The things you take for granted. You punch in a web address, and the page you were looking for comes up. Just like that.
You probably never stop to think about what really happens when you type in something dot something. And you shouldn’t have to, because “they” take care to that for you.
That second ‘something’—the part AFTER the dot—is called a top-level domain or TLD. And “they” are at the centre of a lucrative, global business of TLDs. You probably already know the popular ones like .com, .org and .net but the full list of TLDs is much more impressive.
Albert Daniels says entrepreneurially minded Caribbean folks should be tapping into the streams of revenue flowing around TLD registration and operation. He should know. He’s one of the “they”.
Daniels is the Stakeholder Engagement Senior Manager for the Caribbean at the Internet Corporation for Assigned Names and Numbers (ICANN), an organisation that promotes the expansion of the global Internet. For ICANN, a non-profit, business is booming globally. But when it comes to the Caribbean region, Daniels sees room for greater expansion. And expansion could mean significant business opportunities for Caribbean citizens with the savvy (and the capital) to step up to the challenge.
In a May 5 interview at the 25th meeting of the Latin American and Caribbean Internet Registry (LACNIC) in Havana, Cuba, Daniels said there’s plenty encouraging evidence of potential for growth but some challenges remain.
And a recent report by the Latin America and the Caribbean TLD Association (LACTLD) stated that nearly all the country code TLDs in the LACTLD region showed positive annual growth rates, in spite of a general downward trend in the growth rate of domain names across all TLD groups. The report gave further insight into how country code TLDs like Anguilla (.ai), Aruba (.aw), Cuba (.cu), Curacao (.cw), Guyana (.gy), Haiti (.ht), Puerto Rico (.pr) and the Dominica Republic (.do) are all working steadily to overcome their unique challenges.
“The closure of 2015 shows a positive growth rate for ccTLD domains in Latin America and the Caribbean, with a balance of 8.3 million registered domain names. This figure represents an absolute growth of over 400,000 domains with respect to the endow 2014,” the report said.
From August 22-25, the Dominican Republic will be marking the twenty-fifth anniversary of its .do TLD as part of a four-day event called Internet Week. The event is organised by LACNIC, alongside ICANN, LACTLD, the Dominican Republic telecommunications regulator (INDOTEL) and the .do administrator, Pontificia Universidad Católica Madre y Maestra.

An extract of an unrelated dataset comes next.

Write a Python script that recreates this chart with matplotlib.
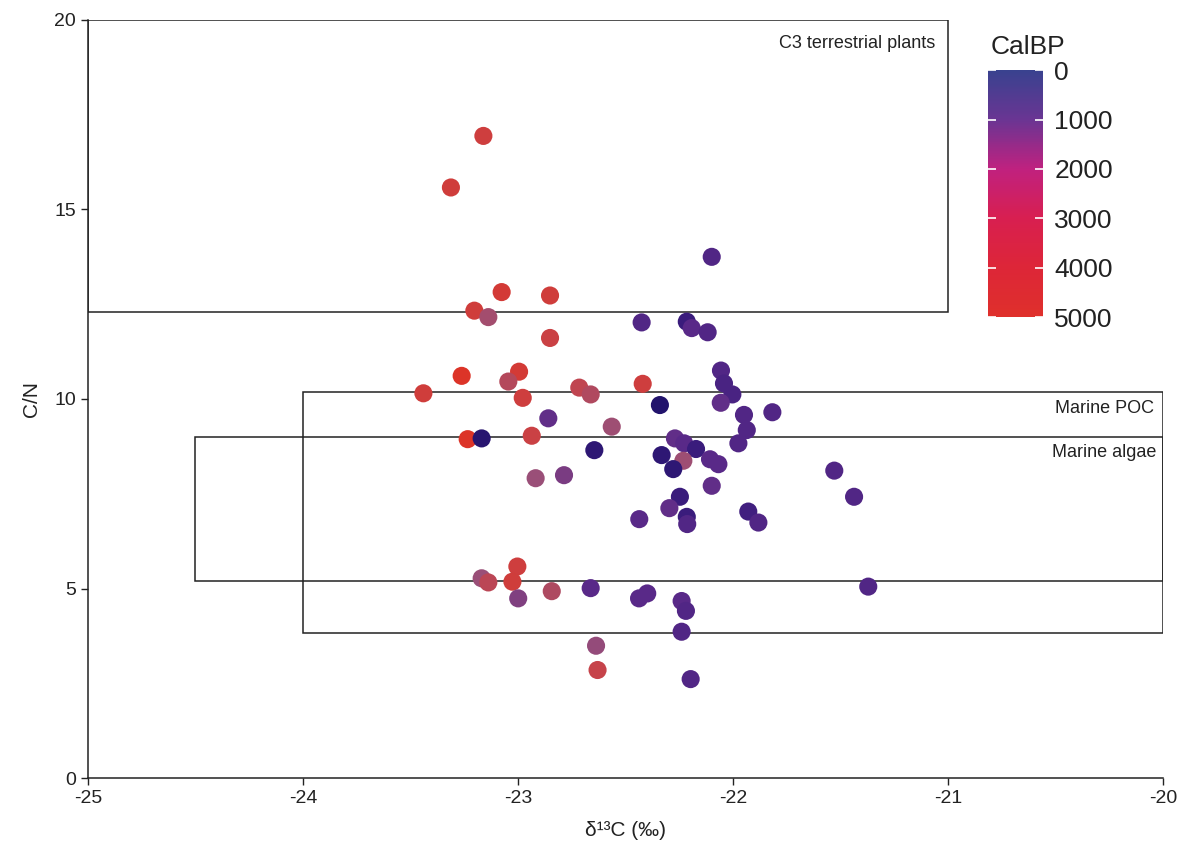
import matplotlib
matplotlib.use("Agg")
import matplotlib.pyplot as plt
from matplotlib.colors import LinearSegmentedColormap, Normalize
from matplotlib.cm import ScalarMappable
from matplotlib.patches import Rectangle
import numpy as np

plt.rcParams['font.family'] = ['Liberation Sans', 'DejaVu Sans']
plt.rcParams['axes.unicode_minus'] = False

# --- data ---
d13C = [-23.161, -23.312, -22.099, -23.076, -22.851, -23.203, -23.138, -22.425, -22.215, -22.192,
        -22.118, -22.851, -22.056, -22.042, -22.003, -22.057, -23.262, -23.440, -22.995, -23.045,
        -22.978, -22.715, -22.662, -22.420, -22.340, -22.859, -22.564, -21.949, -21.817, -21.936,
        -21.975, -23.234, -23.169, -22.936, -22.645, -22.270, -22.227, -22.172, -22.332, -22.231,
        -22.278, -22.107, -22.068, -22.786, -22.918, -21.529, -21.437, -22.099, -22.247, -22.296,
        -22.436, -22.215, -22.213, -21.929, -21.882, -21.371, -23.003, -23.169, -23.138, -23.026,
        -22.999, -22.843, -22.662, -22.437, -22.399, -22.239, -22.219, -22.239, -22.637, -22.630,
        -22.197]
CN = [16.94, 15.58, 13.75, 12.82, 12.73, 12.33, 12.16, 12.02, 12.04, 11.87,
      11.76, 11.61, 10.75, 10.41, 10.12, 9.90, 10.61, 10.15, 10.72, 10.46,
      10.03, 10.30, 10.12, 10.40, 9.84, 9.49, 9.27, 9.58, 9.65, 9.18,
      8.83, 8.94, 8.96, 9.03, 8.65, 8.96, 8.83, 8.68, 8.52, 8.37,
      8.15, 8.41, 8.28, 7.99, 7.91, 8.11, 7.42, 7.71, 7.42, 7.12,
      6.83, 6.89, 6.70, 7.03, 6.74, 5.05, 5.58, 5.27, 5.16, 5.18,
      4.74, 4.93, 5.01, 4.74, 4.87, 4.67, 4.41, 3.86, 3.49, 2.85,
      2.61]
CalBP = [4200, 4300, 700, 4500, 4300, 4300, 2200, 700, 400, 800,
         700, 4000, 700, 600, 600, 900, 5000, 4300, 4500, 3000,
         4200, 3500, 2800, 4200, 0, 900, 2000, 700, 700, 700,
         700, 5000, 100, 4000, 200, 900, 800, 400, 200, 2000,
         200, 800, 800, 1300, 1800, 700, 700, 900, 400, 900,
         800, 400, 700, 500, 700, 700, 4200, 1800, 3300, 4300,
         1400, 2700, 800, 800, 800, 800, 700, 700, 1700, 3800,
         700]

# source boxes: (name, x0, x1, y0, y1)
box_names = ["C3 terrestrial plants", "Marine POC", "Marine algae"]
box_x0 = [-25.0, -24.0, -24.5]
box_x1 = [-21.0, -20.0, -20.0]
box_y0 = [12.3, 3.83, 5.2]
box_y1 = [20.0, 10.18, 9.0]
label_x = [-21.06, -20.04, -20.03]
label_y = [19.39, 9.76, 8.60]

cbar_ticks = [0, 1000, 2000, 3000, 4000, 5000]

# --- colours ---
pt_cmap = LinearSegmentedColormap.from_list("pts", [
    (0.00, "#22136c"), (0.08, "#3a1c7c"), (0.16, "#5a2a89"), (0.26, "#7a3c82"),
    (0.36, "#9a4f78"), (0.56, "#b0495f"), (0.76, "#c6434a"), (1.00, "#dc3428")])
bar_cmap = LinearSegmentedColormap.from_list("bar", [
    (0.00, "#39428f"), (0.2, "#6a3593"), (0.4, "#c0217f"), (0.6, "#d81f50"),
    (0.8, "#dd2638"), (1.00, "#df302b")])
norm = Normalize(0, 5000)

fig = plt.figure(figsize=(11.84, 8.48), dpi=100)
ax = fig.add_axes([0.0743, 0.0825, 0.908, 0.894])

for x0, x1, y0, y1 in zip(box_x0, box_x1, box_y0, box_y1):
    ax.add_patch(Rectangle((x0, y0), x1 - x0, y1 - y0, fill=False,
                           edgecolor="#222222", linewidth=1.1, zorder=1))
for name, lx, ly in zip(box_names, label_x, label_y):
    ax.text(lx, ly, name, ha="right", va="center", fontsize=13, color="#222222")

ax.scatter(d13C, CN, c=CalBP, cmap=pt_cmap, norm=norm, s=170,
           edgecolors="none", zorder=3)

ax.set_xlim(-25, -20)
ax.set_ylim(0, 20)
ax.set_xticks([-25, -24, -23, -22, -21, -20])
ax.set_yticks([0, 5, 10, 15, 20])
for s in ["top", "right"]:
    ax.spines[s].set_visible(False)
for s in ["left", "bottom"]:
    ax.spines[s].set_linewidth(1.1)
    ax.spines[s].set_color("#222222")
ax.tick_params(direction="out", length=5, width=1, labelsize=14, colors="#222222")
ax.set_xlabel("δ¹³C (‰)", fontsize=15, color="#222222", labelpad=10)
ax.set_ylabel("C/N", fontsize=15, color="#222222", labelpad=10)

# colour bar
cax = fig.add_axes([0.8345, 0.626, 0.0465, 0.2913])
sm = ScalarMappable(norm=norm, cmap=bar_cmap)
cb = fig.colorbar(sm, cax=cax, ticks=cbar_ticks)
cb.outline.set_visible(False)
cax.invert_yaxis()
cax.tick_params(axis="y", direction="in", length=6, width=1.2, colors="white",
                left=True, right=True, labelsize=19, labelcolor="#222222", pad=8)
fig.text(1028 / 1184, 1 - 47 / 848, "CalBP", fontsize=19, color="#222222",
         ha="center", va="center")

fig.savefig("out.png", dpi=100)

Kevon Swift, Head of Strategic Relations and Integration at LACNIC, announced the event at the second Caribbean Peering and Interconnection Forum, in Willemstad, Curacao on June 9.
“We are very pleased to be going to the Dominican Republic for what promises to be a very productive week. We have a full agenda planned, with sessions covering a range of topics including cybersecurity and other technical areas related to the development of the regional Internet,” Swift said.
If you stop to think about it, next time you’re pasting a link into your browser, it’s actually pretty comforting to know that “they”—Daniels, Swift and all the rest of them—are out there working together to expand and strengthen the Internet in the Caribbean.